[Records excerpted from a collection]
##########

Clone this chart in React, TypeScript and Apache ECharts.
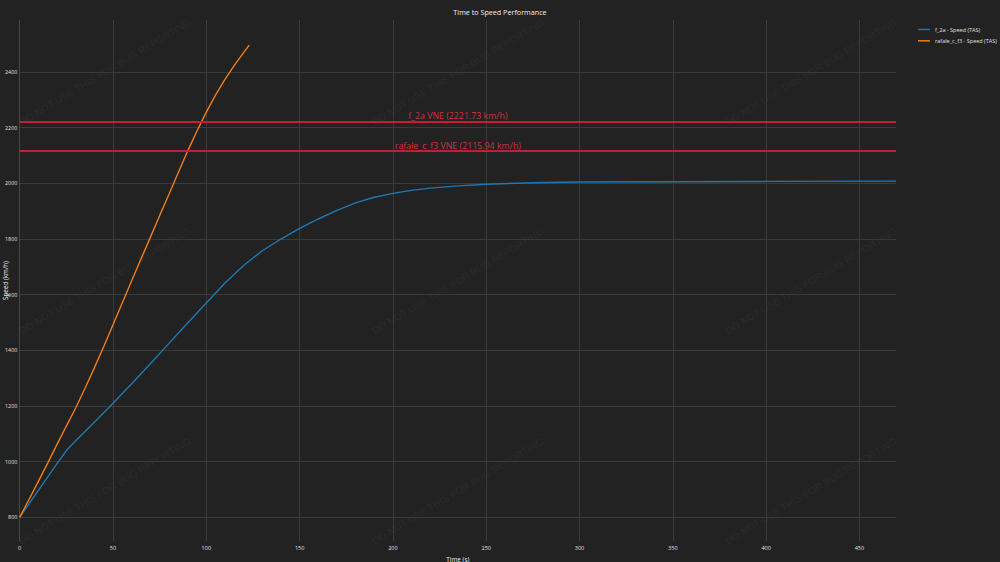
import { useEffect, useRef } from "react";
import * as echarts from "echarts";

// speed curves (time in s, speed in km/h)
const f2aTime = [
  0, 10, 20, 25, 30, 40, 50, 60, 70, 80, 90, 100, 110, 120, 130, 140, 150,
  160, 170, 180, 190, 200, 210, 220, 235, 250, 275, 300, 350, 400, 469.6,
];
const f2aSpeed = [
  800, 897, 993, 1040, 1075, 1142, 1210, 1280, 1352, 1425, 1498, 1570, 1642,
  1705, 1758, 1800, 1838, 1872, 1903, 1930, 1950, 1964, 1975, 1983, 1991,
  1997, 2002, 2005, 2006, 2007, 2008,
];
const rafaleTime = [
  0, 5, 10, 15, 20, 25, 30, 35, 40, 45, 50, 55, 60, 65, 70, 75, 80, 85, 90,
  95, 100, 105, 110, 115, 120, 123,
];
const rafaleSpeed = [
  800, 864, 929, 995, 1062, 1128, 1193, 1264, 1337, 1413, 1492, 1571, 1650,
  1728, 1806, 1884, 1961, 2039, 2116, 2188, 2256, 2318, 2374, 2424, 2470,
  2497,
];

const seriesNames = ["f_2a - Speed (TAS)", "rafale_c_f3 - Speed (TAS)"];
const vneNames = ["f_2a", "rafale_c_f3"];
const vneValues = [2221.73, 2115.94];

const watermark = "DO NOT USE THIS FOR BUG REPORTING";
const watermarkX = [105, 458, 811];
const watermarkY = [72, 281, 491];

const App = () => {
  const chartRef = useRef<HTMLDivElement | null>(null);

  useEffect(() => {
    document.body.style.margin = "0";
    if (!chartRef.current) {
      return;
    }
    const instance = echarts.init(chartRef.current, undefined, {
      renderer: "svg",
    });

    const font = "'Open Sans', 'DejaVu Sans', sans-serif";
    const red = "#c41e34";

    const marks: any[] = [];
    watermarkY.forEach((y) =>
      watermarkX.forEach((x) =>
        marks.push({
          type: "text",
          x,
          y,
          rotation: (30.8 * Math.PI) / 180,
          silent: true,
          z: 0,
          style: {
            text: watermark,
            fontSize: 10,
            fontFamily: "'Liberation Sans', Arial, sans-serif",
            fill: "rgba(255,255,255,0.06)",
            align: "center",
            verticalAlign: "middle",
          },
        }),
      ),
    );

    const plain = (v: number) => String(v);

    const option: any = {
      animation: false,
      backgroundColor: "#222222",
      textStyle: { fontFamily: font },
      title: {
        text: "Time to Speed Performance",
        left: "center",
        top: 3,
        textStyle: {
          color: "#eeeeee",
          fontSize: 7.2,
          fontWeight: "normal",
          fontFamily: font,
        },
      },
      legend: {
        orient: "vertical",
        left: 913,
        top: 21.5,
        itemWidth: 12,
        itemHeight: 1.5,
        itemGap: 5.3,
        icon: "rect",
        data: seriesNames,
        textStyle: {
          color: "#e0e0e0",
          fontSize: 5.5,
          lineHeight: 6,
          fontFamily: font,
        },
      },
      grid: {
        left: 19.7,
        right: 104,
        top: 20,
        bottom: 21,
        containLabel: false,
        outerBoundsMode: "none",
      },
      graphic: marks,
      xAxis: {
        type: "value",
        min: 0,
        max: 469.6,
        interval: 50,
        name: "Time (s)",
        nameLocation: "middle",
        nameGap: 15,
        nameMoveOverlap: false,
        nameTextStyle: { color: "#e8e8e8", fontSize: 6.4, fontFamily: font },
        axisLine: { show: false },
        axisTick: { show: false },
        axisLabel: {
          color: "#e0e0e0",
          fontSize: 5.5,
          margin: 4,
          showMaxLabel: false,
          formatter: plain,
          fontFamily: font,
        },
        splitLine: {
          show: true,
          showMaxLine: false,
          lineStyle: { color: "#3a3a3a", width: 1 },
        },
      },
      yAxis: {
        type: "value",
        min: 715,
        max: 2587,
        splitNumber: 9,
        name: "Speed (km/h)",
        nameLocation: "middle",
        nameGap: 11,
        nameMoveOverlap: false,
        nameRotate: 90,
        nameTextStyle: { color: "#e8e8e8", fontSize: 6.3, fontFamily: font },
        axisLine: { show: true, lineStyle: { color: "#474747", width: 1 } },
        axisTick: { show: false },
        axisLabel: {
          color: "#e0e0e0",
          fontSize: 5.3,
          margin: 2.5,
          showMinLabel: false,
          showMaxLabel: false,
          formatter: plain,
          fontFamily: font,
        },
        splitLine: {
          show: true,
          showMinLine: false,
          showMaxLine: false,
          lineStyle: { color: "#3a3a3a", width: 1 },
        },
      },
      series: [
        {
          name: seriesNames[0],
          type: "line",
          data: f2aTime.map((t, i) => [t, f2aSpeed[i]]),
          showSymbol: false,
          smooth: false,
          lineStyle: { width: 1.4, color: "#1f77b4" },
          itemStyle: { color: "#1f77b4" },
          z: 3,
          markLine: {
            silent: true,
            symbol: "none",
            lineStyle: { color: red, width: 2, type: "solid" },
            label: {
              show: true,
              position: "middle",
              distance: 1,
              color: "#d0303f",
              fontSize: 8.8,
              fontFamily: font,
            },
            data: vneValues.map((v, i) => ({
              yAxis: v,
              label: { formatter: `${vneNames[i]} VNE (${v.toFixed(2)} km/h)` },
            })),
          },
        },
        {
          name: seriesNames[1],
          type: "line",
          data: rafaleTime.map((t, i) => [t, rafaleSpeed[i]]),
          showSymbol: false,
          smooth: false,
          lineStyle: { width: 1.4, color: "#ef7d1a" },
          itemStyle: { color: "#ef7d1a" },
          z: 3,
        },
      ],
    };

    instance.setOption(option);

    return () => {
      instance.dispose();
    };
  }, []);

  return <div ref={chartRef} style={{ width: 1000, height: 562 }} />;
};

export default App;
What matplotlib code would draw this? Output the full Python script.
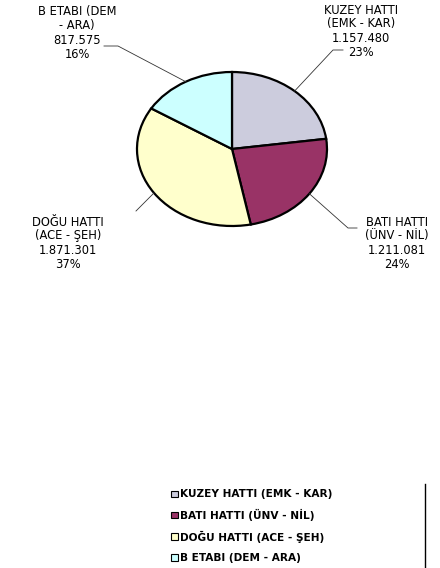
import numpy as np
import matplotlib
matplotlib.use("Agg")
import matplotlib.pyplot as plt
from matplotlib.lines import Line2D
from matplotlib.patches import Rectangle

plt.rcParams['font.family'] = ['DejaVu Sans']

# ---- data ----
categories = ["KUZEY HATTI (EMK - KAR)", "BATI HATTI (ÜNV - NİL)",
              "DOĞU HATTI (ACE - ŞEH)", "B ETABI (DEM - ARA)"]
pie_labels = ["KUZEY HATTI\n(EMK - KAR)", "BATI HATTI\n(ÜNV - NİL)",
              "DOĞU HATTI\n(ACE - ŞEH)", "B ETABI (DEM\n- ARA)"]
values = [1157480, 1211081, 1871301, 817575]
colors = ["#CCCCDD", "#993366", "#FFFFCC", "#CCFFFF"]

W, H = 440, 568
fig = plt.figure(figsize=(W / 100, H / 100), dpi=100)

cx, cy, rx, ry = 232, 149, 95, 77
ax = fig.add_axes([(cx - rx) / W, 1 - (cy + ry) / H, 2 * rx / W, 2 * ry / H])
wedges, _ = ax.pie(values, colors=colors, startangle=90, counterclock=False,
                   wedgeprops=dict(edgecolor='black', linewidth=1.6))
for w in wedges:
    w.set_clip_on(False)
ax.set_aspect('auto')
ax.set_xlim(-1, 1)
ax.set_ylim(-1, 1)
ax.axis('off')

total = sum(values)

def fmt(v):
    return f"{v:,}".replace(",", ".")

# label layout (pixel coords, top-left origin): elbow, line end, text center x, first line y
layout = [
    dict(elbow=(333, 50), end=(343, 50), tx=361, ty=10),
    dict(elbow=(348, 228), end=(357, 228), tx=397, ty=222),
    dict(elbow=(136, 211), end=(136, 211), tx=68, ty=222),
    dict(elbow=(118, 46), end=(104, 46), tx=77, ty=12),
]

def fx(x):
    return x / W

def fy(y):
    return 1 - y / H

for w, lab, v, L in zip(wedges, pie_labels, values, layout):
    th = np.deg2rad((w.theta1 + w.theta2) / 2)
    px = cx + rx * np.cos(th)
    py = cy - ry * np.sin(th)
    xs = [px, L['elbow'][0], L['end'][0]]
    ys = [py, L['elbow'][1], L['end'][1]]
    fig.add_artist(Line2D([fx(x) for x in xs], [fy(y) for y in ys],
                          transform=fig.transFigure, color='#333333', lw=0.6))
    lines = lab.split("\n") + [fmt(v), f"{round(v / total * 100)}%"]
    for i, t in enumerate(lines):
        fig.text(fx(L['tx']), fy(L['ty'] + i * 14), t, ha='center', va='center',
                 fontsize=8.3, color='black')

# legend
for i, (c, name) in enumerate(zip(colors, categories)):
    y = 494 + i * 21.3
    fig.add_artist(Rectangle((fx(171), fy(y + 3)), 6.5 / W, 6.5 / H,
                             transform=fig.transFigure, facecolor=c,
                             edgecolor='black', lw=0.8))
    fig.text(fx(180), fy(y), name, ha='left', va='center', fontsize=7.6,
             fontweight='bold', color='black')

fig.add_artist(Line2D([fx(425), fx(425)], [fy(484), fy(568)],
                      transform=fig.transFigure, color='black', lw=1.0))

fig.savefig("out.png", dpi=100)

##########

*EXERCISE DESCRIPTION*:
Repeat exactly, and only, the entries from the line with "What matplotlib code" through the line with "plt.rcParams['font.family'] = ['DejaVu Sans']". Pictures are skipped.

*OUTPUT OF THE EXERCISE*:
What matplotlib code would draw this? Output the full Python script.
import numpy as np
import matplotlib
matplotlib.use("Agg")
import matplotlib.pyplot as plt
from matplotlib.lines import Line2D
from matplotlib.patches import Rectangle

plt.rcParams['font.family'] = ['DejaVu Sans']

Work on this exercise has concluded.